Concretely, for the first strategy we propose new techniques for performing fundamental operations under encryption using the CKKS FHE scheme, particularly those relying on the comparison function (a non-polynomial operation). By re-encoding encrypted input vectors and leveraging the SIMD capabilities of CKKS, we efficiently compute functionalities such as ranking, argmin/argmax, median, and sorting with a single invocation of the comparison function. Some of these operations have direct applications in ML, including max pooling in convolutional networks and argmax computations for output layers. As a case study, we demonstrate how our optimized argmin operation enables efficient privacy-preserving clustering in scenarios where data is vertically partitioned across the training parties.

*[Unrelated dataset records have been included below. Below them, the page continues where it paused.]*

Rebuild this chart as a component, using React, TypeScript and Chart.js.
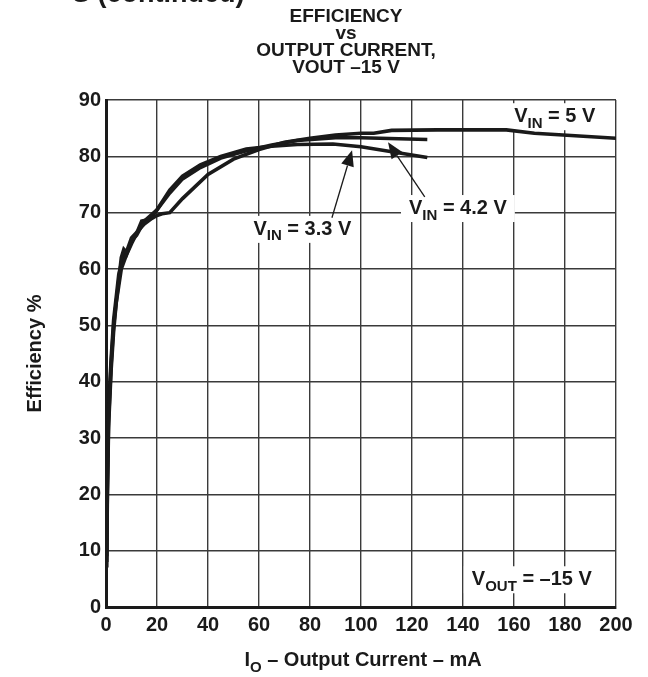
import React, { useEffect, useRef } from 'react';
import { Chart, registerables } from 'chart.js';

Chart.register(...registerables);

const xTicks = [0, 20, 40, 60, 80, 100, 120, 140, 160, 180, 200];
const yTicks = [0, 10, 20, 30, 40, 50, 60, 70, 80, 90];

const vin5Current = [0.3, 0.5, 1, 2, 3, 4, 5, 6, 7, 8, 10, 12, 15, 18, 20, 22, 25, 30, 40, 50, 60, 70, 80, 90, 100, 105, 112, 130, 157, 168, 200];
const vin5Eff = [7, 20, 33, 43, 50, 54, 58, 62, 63.5, 63, 65.5, 66.5, 68, 69, 69.5, 69.8, 70, 72.5, 76.8, 79.5, 81.2, 82.5, 83.2, 83.8, 84.1, 84.1, 84.6, 84.7, 84.7, 84.1, 83.2];

const vin42Current = [0.3, 0.5, 1, 2, 3, 4, 5, 6, 8, 10, 12, 15, 20, 25, 30, 37, 45, 55, 65, 75, 90, 100, 126];
const vin42Eff = [8, 18, 32, 42, 49, 54, 57, 60, 62.5, 65, 66, 68.5, 70.5, 73.5, 76, 78, 79.7, 81, 82, 82.8, 83.3, 83.3, 83];

const vin33Current = [0.3, 0.5, 1, 2, 3, 4, 5, 6, 7, 8, 10, 12, 14, 17, 20, 25, 30, 37, 45, 55, 65, 75, 89, 100, 126];
const vin33Eff = [9, 22, 35, 44, 51, 55, 59, 61, 63, 62.5, 64.5, 66.3, 68.5, 68.8, 70.5, 74, 76.5, 78.5, 80, 81.3, 81.8, 82.1, 82.2, 81.7, 79.8];

const titleLines = ['EFFICIENCY', 'vs', 'OUTPUT CURRENT,', 'VOUT \u201315 V'];

// labels: [main, subscript, rest, x, y]
const seriesLabels: [string, string, string, number, number][] = [
  ['V', 'IN', ' = 5 V', 176, 87.3],
  ['V', 'IN', ' = 4.2 V', 138, 71],
  ['V', 'IN', ' = 3.3 V', 77, 67.3],
  ['V', 'OUT', ' = \u201315 V', 167, 5.1],
];

// arrows: [tailX, tailY, tipX, tipY]
const arrows: [number, number, number, number][] = [
  [88.6, 69.1, 96.5, 81.1],
  [125, 72.8, 110.6, 82.5],
];

const FONT = '"Liberation Sans", Arial, Helvetica, sans-serif';
const LABEL_SIZE = 20;

function toPoints(xs: number[], ys: number[]) {
  return xs.map((x, i) => ({ x, y: ys[i] }));
}

function measureSub(ctx: CanvasRenderingContext2D, main: string, sub: string, rest: string, size: number) {
  const big = `bold ${size}px ${FONT}`;
  const small = `bold ${Math.round(size * 0.76)}px ${FONT}`;
  ctx.font = big;
  const w1 = ctx.measureText(main).width;
  const w3 = ctx.measureText(rest).width;
  ctx.font = small;
  const w2 = ctx.measureText(sub).width;
  return { big, small, w1, w2, w3, total: w1 + w2 + w3 };
}

function drawSubText(ctx: CanvasRenderingContext2D, main: string, sub: string, rest: string, cx: number, cy: number, size: number) {
  const m = measureSub(ctx, main, sub, rest, size);
  const x0 = cx - m.total / 2;
  const base = cy + size * 0.36;
  ctx.fillStyle = '#1a1a1a';
  ctx.textAlign = 'left';
  ctx.textBaseline = 'alphabetic';
  ctx.font = m.big;
  ctx.fillText(main, x0, base);
  ctx.font = m.small;
  ctx.fillText(sub, x0 + m.w1, base + size * 0.27);
  ctx.font = m.big;
  ctx.fillText(rest, x0 + m.w1 + m.w2, base);
}

const annotationPlugin = {
  id: 'annotations',
  beforeDatasetsDraw(chart: any) {
    const ctx: CanvasRenderingContext2D = chart.ctx;
    const xs = chart.scales.x;
    const ys = chart.scales.y;
    ctx.save();
    seriesLabels.forEach(([mn, s, r, lx, ly]) => {
      const m = measureSub(ctx, mn, s, r, LABEL_SIZE);
      const cx = xs.getPixelForValue(lx);
      const cy = ys.getPixelForValue(ly);
      ctx.fillStyle = '#ffffff';
      ctx.fillRect(cx - m.total / 2 - 8, cy - LABEL_SIZE * 0.6, m.total + 16, LABEL_SIZE * 1.35);
    });
    ctx.restore();
  },
  afterDatasetsDraw(chart: any) {
    const ctx: CanvasRenderingContext2D = chart.ctx;
    const xs = chart.scales.x;
    const ys = chart.scales.y;
    ctx.save();
    arrows.forEach(([tx, ty, hx, hy]) => {
      const x1 = xs.getPixelForValue(tx);
      const y1 = ys.getPixelForValue(ty);
      const x2 = xs.getPixelForValue(hx);
      const y2 = ys.getPixelForValue(hy);
      const ang = Math.atan2(y2 - y1, x2 - x1);
      const len = 16;
      const half = 6.5;
      const bx = x2 - len * Math.cos(ang);
      const by = y2 - len * Math.sin(ang);
      ctx.strokeStyle = '#1a1a1a';
      ctx.lineWidth = 1.3;
      ctx.beginPath();
      ctx.moveTo(x1, y1);
      ctx.lineTo(bx, by);
      ctx.stroke();
      ctx.fillStyle = '#1a1a1a';
      ctx.beginPath();
      ctx.moveTo(x2, y2);
      ctx.lineTo(bx + half * Math.sin(ang), by - half * Math.cos(ang));
      ctx.lineTo(bx - half * Math.sin(ang), by + half * Math.cos(ang));
      ctx.closePath();
      ctx.fill();
    });
    seriesLabels.forEach(([m, s, r, lx, ly]) => {
      drawSubText(ctx, m, s, r, xs.getPixelForValue(lx), ys.getPixelForValue(ly), LABEL_SIZE);
    });
    ctx.restore();
  },
  afterDraw(chart: any) {
    const ctx: CanvasRenderingContext2D = chart.ctx;
    const area = chart.chartArea;
    ctx.save();
    ctx.fillStyle = '#1a1a1a';
    ctx.font = `bold 27px ${FONT}`;
    ctx.textAlign = 'left';
    ctx.textBaseline = 'alphabetic';
    ctx.fillText('S (continued)', 72, 2);
    ctx.font = `bold 19px ${FONT}`;
    ctx.textAlign = 'center';
    ctx.textBaseline = 'middle';
    titleLines.forEach((t, i) => ctx.fillText(t, 346, 17 + i * 17));
    ctx.save();
    ctx.translate(35, (area.top + area.bottom) / 2);
    ctx.rotate(-Math.PI / 2);
    ctx.font = `bold 20px ${FONT}`;
    ctx.textAlign = 'center';
    ctx.textBaseline = 'middle';
    ctx.fillText('Efficiency %', 0, 0);
    ctx.restore();
    drawSubText(ctx, 'I', 'O', ' \u2013 Output Current \u2013 mA', (area.left + area.right) / 2 + 2, 659, 20);
    ctx.restore();
  },
};

export default function App() {
  const ref = useRef<HTMLCanvasElement | null>(null);
  useEffect(() => {
    document.body.style.margin = '0';
    const canvas = ref.current;
    if (!canvas) return;
    const line = (data: { x: number; y: number }[], label: string) => ({
      label,
      data,
      borderColor: '#1a1a1a',
      borderWidth: 3.6,
      pointRadius: 0,
      tension: 0,
      fill: false,
    });
    const tickFont = { family: FONT, size: 20, weight: 'bold' };
    const chart = new Chart(canvas, {
      type: 'line',
      data: {
        datasets: [
          line(toPoints(vin5Current, vin5Eff), 'VIN = 5 V'),
          line(toPoints(vin42Current, vin42Eff), 'VIN = 4.2 V'),
          line(toPoints(vin33Current, vin33Eff), 'VIN = 3.3 V'),
        ],
      },
      options: {
        animation: false,
        responsive: false,
        maintainAspectRatio: false,
        layout: { padding: { top: 100, right: 32, left: 0, bottom: 0 } },
        plugins: { legend: { display: false }, tooltip: { enabled: false }, title: { display: false } },
        scales: {
          x: {
            type: 'linear',
            min: 0,
            max: 200,
            afterBuildTicks: (s: any) => { s.ticks = xTicks.map((v) => ({ value: v })); },
            afterFit: (s: any) => { s.height = 70; },
            ticks: { color: '#1a1a1a', font: tickFont, padding: 6, maxRotation: 0, autoSkip: false },
            grid: { color: '#3a3a3a', lineWidth: 1.4, drawTicks: false },
            border: { color: '#1a1a1a', width: 3 },
          },
          y: {
            type: 'linear',
            min: 0,
            max: 90,
            afterBuildTicks: (s: any) => { s.ticks = yTicks.map((v) => ({ value: v })); },
            afterFit: (s: any) => { s.width = 106; },
            ticks: { color: '#1a1a1a', font: tickFont, padding: 5, autoSkip: false },
            grid: { color: '#3a3a3a', lineWidth: 1.4, drawTicks: false },
            border: { color: '#1a1a1a', width: 3 },
          },
        },
      },
      plugins: [annotationPlugin],
    } as any);
    return () => chart.destroy();
  }, []);
  return (
    <div style={{ width: 648, height: 677, position: 'relative', background: '#fff' }}>
      <canvas ref={ref} width={648} height={677} style={{ display: 'block', width: 648, height: 677 }} />
    </div>
  );
}
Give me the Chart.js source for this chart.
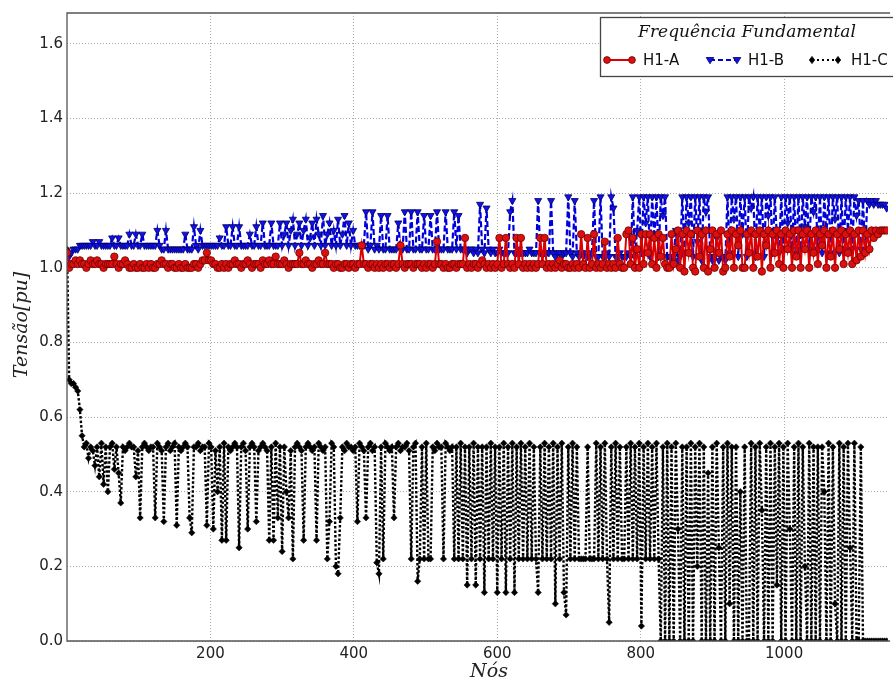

As for the second strategy, we explore supervised deep learning, where cryptographic approaches can prevent attacks during training, but cannot inherently protect against black-box attacks that extract information through query interactions during inference. We argue that providing absolute security during training is unnecessary if the model is eventually made available for inference. Instead, we identify the layers that leak the most information in neural networks and selectively encrypt only those, ensuring a level of privacy consistent with inference-phase security. To further mitigate black-box attacks, we investigate complementary techniques like knowledge distillation to strengthen privacy across the whole ML pipeline.

Our work takes a step toward making FHE-based privacy-preserving ML more practical for real-world deployment, balancing strong privacy guarantees with computational efficiency.